Qualcuno la chiama “bolla europea”. È quella in cui si prendono le decisioni che contano, in cui si può avere sguardo ampio e grandi obiettivi. Questa bolla, però, spesso si scontra con la realtà. Così succede che il green deal venga visto come un ostacolo allo sviluppo e in alcuni casi anche solo al lavoro.
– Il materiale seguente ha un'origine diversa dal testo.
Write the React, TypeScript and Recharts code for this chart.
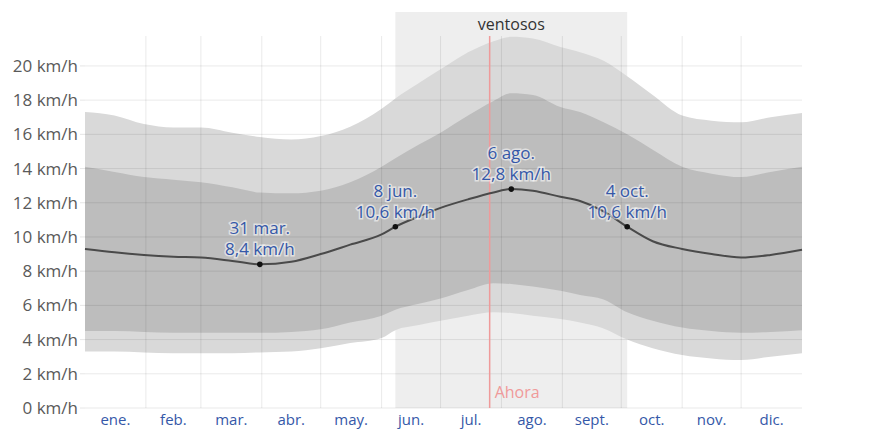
import React from 'react';
import {
  ComposedChart,
  Area,
  Line,
  XAxis,
  YAxis,
  ReferenceLine,
  ReferenceArea,
  ReferenceDot,
} from 'recharts';

// Day of year (0 = 1 Jan, 365 = 31 Dec end)
const days = [0, 15, 30, 45, 59, 75, 89, 105, 120, 135, 151, 158, 170, 181, 195, 208, 217, 228, 242, 252, 264, 276, 289, 304, 319, 334, 349, 365];
// Average wind speed (km/h)
const mean = [9.3, 9.1, 8.95, 8.85, 8.8, 8.6, 8.4, 8.55, 9.0, 9.55, 10.15, 10.6, 11.2, 11.7, 12.2, 12.6, 12.8, 12.7, 12.35, 12.1, 11.5, 10.6, 9.75, 9.3, 9.0, 8.8, 8.95, 9.25];
// Percentile bands
const p10 = [3.3, 3.3, 3.25, 3.2, 3.2, 3.2, 3.25, 3.3, 3.5, 3.8, 4.1, 4.55, 4.85, 5.1, 5.4, 5.6, 5.55, 5.4, 5.2, 5.0, 4.65, 4.0, 3.5, 3.1, 2.9, 2.8, 3.0, 3.2];
const p25 = [4.5, 4.5, 4.45, 4.4, 4.4, 4.4, 4.4, 4.45, 4.6, 5.0, 5.4, 5.75, 6.1, 6.4, 6.9, 7.3, 7.25, 7.1, 6.85, 6.6, 6.35, 5.6, 5.1, 4.7, 4.5, 4.4, 4.45, 4.55];
const p75 = [14.1, 13.8, 13.5, 13.35, 13.2, 12.9, 12.6, 12.55, 12.7, 13.2, 14.1, 14.6, 15.4, 16.1, 17.1, 17.95, 18.4, 18.3, 17.6, 17.3, 16.7, 16.0, 15.1, 14.1, 13.7, 13.5, 13.8, 14.1];
const p90 = [17.3, 17.1, 16.6, 16.4, 16.4, 16.1, 15.85, 15.7, 15.9, 16.45, 17.5, 18.1, 19.0, 19.8, 20.8, 21.45, 21.7, 21.6, 21.1, 20.8, 20.3, 19.4, 18.3, 17.1, 16.8, 16.7, 17.0, 17.25];

const monthNames = ['ene.', 'feb.', 'mar.', 'abr.', 'may.', 'jun.', 'jul.', 'ago.', 'sept.', 'oct.', 'nov.', 'dic.'];
const monthLengths = [31, 28, 31, 30, 31, 30, 31, 31, 30, 31, 30, 31];
const yTicks = [0, 2, 4, 6, 8, 10, 12, 14, 16, 18, 20];
const yMax = 21.75;

const annoDays = [89, 158, 217, 276];
const annoDates = ['31 mar.', '8 jun.', '6 ago.', '4 oct.'];
const annoValues = [8.4, 10.6, 12.8, 10.6];

const windyStart = 158;
const windyEnd = 276;
const windyLabel = 'ventosos';
const nowDay = 206;
const nowLabel = 'Ahora';

const monthStarts: number[] = [];
monthLengths.reduce((acc, l) => {
  monthStarts.push(acc);
  return acc + l;
}, 0);
const monthBoundaries = monthStarts.slice(1);
const monthTicks = monthStarts.map((s, i) => s + monthLengths[i] / 2);

const data = days.map((d, i) => ({
  day: d,
  mean: mean[i],
  outer: [p10[i], p90[i]],
  inner: [p25[i], p75[i]],
}));

const fmt = (v: number) => `${v} km/h`;
const fmtVal = (v: number) => `${v.toFixed(1).replace('.', ',')} km/h`;

const GRID = 'rgba(0,0,0,0.085)';
const BLUE = '#3558a8';
const FONT = '"Open Sans", sans-serif';

export default function App() {
  return (
    <div style={{ position: 'absolute', left: 0, top: 0, fontFamily: FONT, background: '#fff' }}>
      <ComposedChart width={877} height={429} data={data} margin={{ top: 36, right: 0, bottom: 0, left: 0 }}>
        <ReferenceArea
          x1={windyStart}
          x2={windyEnd}
          yAxisId="l"
          zIndex={-50}
          shape={(p: any) => (
            <g>
              <rect x={p.x} y={p.y - 24} width={p.width} height={p.height + 24} fill="#eeeeee" />
              <text x={p.x + p.width / 2} y={p.y - 6} textAnchor="middle" fontSize={16} fill="#333" fontFamily={FONT}>
                {windyLabel}
              </text>
            </g>
          )}
        />
        <XAxis
          dataKey="day"
          type="number"
          domain={[0, 365]}
          ticks={monthTicks}
          tickFormatter={(v: number, i: number) => monthNames[i]}
          interval={0}
          axisLine={false}
          tickLine={false}
          tickMargin={0}
          height={21}
          tick={{ fill: BLUE, fontSize: 15 }}
        />
        <YAxis
          yAxisId="l"
          domain={[0, yMax]}
          ticks={yTicks}
          tickFormatter={fmt}
          width={85}
          axisLine={false}
          tickLine={{ stroke: '#e6e6e6' }}
          tickSize={5}
          tickMargin={2}
          tick={{ fill: '#5a5a5a', fontSize: 17 }}
        />
        <YAxis
          yAxisId="r"
          orientation="right"
          domain={[0, yMax]}
          ticks={yTicks}
          tickFormatter={fmt}
          width={75}
          axisLine={false}
          tickLine={{ stroke: '#e6e6e6' }}
          tickSize={5}
          tickMargin={1}
          tick={{ fill: '#5a5a5a', fontSize: 17, textAnchor: 'start' }}
        />
        <Area yAxisId="l" type="monotone" dataKey="outer" stroke="none" fill="#d9d9d9" fillOpacity={1} isAnimationActive={false} />
        <Area yAxisId="l" type="monotone" dataKey="inner" stroke="none" fill="#bdbdbd" fillOpacity={1} isAnimationActive={false} />
        {yTicks.map((t) => (
          <ReferenceLine key={'h' + t} yAxisId="l" y={t} stroke={GRID} strokeWidth={1} />
        ))}
        {monthBoundaries.map((b) => (
          <ReferenceLine key={'v' + b} yAxisId="l" x={b} stroke={GRID} strokeWidth={1} />
        ))}
        <ReferenceLine
          yAxisId="l"
          x={nowDay}
          stroke="#ef9a9a"
          strokeWidth={1.5}
          label={(p: any) => (
            <text x={p.viewBox.x + 5} y={p.viewBox.y + p.viewBox.height - 10} fontSize={16} fill="#f09a9a" fontFamily={FONT}>
              {nowLabel}
            </text>
          )}
        />
        <Line yAxisId="l" type="monotone" dataKey="mean" stroke="#4a4a4a" strokeWidth={2} dot={false} isAnimationActive={false} />
        {annoDays.map((d, i) => (
          <ReferenceDot
            key={'a' + i}
            yAxisId="l"
            x={d}
            y={annoValues[i]}
            r={3}
            shape={(p: any) => (
              <g>
                <circle cx={p.cx} cy={p.cy} r={2.8} fill="#111" />
                <text
                  x={p.cx}
                  y={p.cy - 30}
                  textAnchor="middle"
                  fontSize={17}
                  fill={BLUE}
                  stroke="rgba(255,255,255,0.55)"
                  strokeWidth={3}
                  paintOrder="stroke"
                  fontFamily={FONT}
                >
                  {annoDates[i]}
                </text>
                <text
                  x={p.cx}
                  y={p.cy - 9}
                  textAnchor="middle"
                  fontSize={17}
                  fill={BLUE}
                  stroke="rgba(255,255,255,0.55)"
                  strokeWidth={3}
                  paintOrder="stroke"
                  fontFamily={FONT}
                >
                  {fmtVal(annoValues[i])}
                </text>
              </g>
            )}
          />
        ))}
      </ComposedChart>
    </div>
  );
}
La sfida è trovare un compromesso.
L’addio al carbone nella Polonia di Tusk, ad esempio, è stato visto a Varsavia come una scure su migliaia di operai. “Anche i nostri sindacalisti polacchi ci chiedono come fare con tutti i lavoratori”, racconta Cinzia Del Rio, presidente della sezione Occupazione, affari sociali e cittadinanza del Cese e responsabile delle politiche europee della Uil, intervistata a margine della Civil Social Week in corso a Bruxelles.
Come sostenere i lavoratori senza indietreggiare sul Green Deal?
“La questione non è rivedere gli obiettivi ambientali, perché gli obiettivi l’Europa li ha già discussi e condivisi. Il problema è come noi accompagniamo questo processo di transizione. Si tratta di fare scelte politiche e di risorse. Per la riconversione, accompagnare le persone con salari, con supporto al reddito, ma anche con l’aggiornamento delle professioni”.
Per le imprese, l’accordo sulla Due Diligence sembrava chiuso, poi è saltato, ma si discute ancora. Cosa è successo?
“Si comincia a percepire che troppa regolamentazione sociale porti a un danno per le imprese. Vale anche per il platform, per il diritto alla disconnessione, ci sono una serie di provvedimenti che dovevano essere adottati nel precedente mandato rimasti fermi per una serie di veti incrociati. I governi francese e tedesco hanno spinto molto sulla due diligence, perché hanno legislazioni nazionali con standard e criteri stringenti, vorrebbero che gli altri si adeguassero. L’Italia era d’accordo, ma quest’anno si è astenuta e ha fatto mancare la maggioranza. C’è ancora speranza”.
Qual è il rischio per le imprese?
“La morte delle Pmi delle filiere. Perché le grandi imprese vanno dove le norme non sono stringenti, non si pagano i contributi, ci sono meno tutele. È una questione su cui avevamo lavorato molto e c’era consenso, ricordo che parliamo di diritti minimi. Non di salario, non di salute e sicurezza, ma di diritti minimi a cui attenersi quando le imprese vanno nei paesi terzi. Quando ci diamo obiettivi ambiziosi in Europa, non si capisce perché poi possiamo andare in un paese terzo e sfruttare il territorio, non tenendo conto di standard ambientali minimi”.
Gli agricoltori scendono in piazza, parlano di scelte ambientali ideologiche e chiedono ascolto sulla nuova Pac.
“Sull’agricoltura, non possiamo rimettere in discussione il green deal. Quello che dobbiamo rivedere sono le politiche di accompagnamento. Non possiamo pensare che l’80% dei sussidi della Pac vada a finire al 20% delle imprese. Questo non è accettabile, deve essere ripartito in modo equo a tutta la filiera. Tutti siamo rimasti colpiti dai trattori nelle strade, la questione è: è necessario rallentare sulla transizione? Non si tratta di rallentare, ma di accompagnare il processo”.
Le presidenze del Consiglio dell’Ue spagnola e belga sono state pro-social. Le prossime, soprattutto quella ungherese, potrebbero non avere agende sociali ambiziose. È preoccupata?
“Noi siamo molto preoccupati dal punto di vista sindacale. E torno sulla due diligence: sotto il profilo de lavoro, non è solo una questione etica, ma di sopravvivenza stessa delle imprese. Pensiamo che col nuovo Parlamento si blocchi tutto? È un rischio”.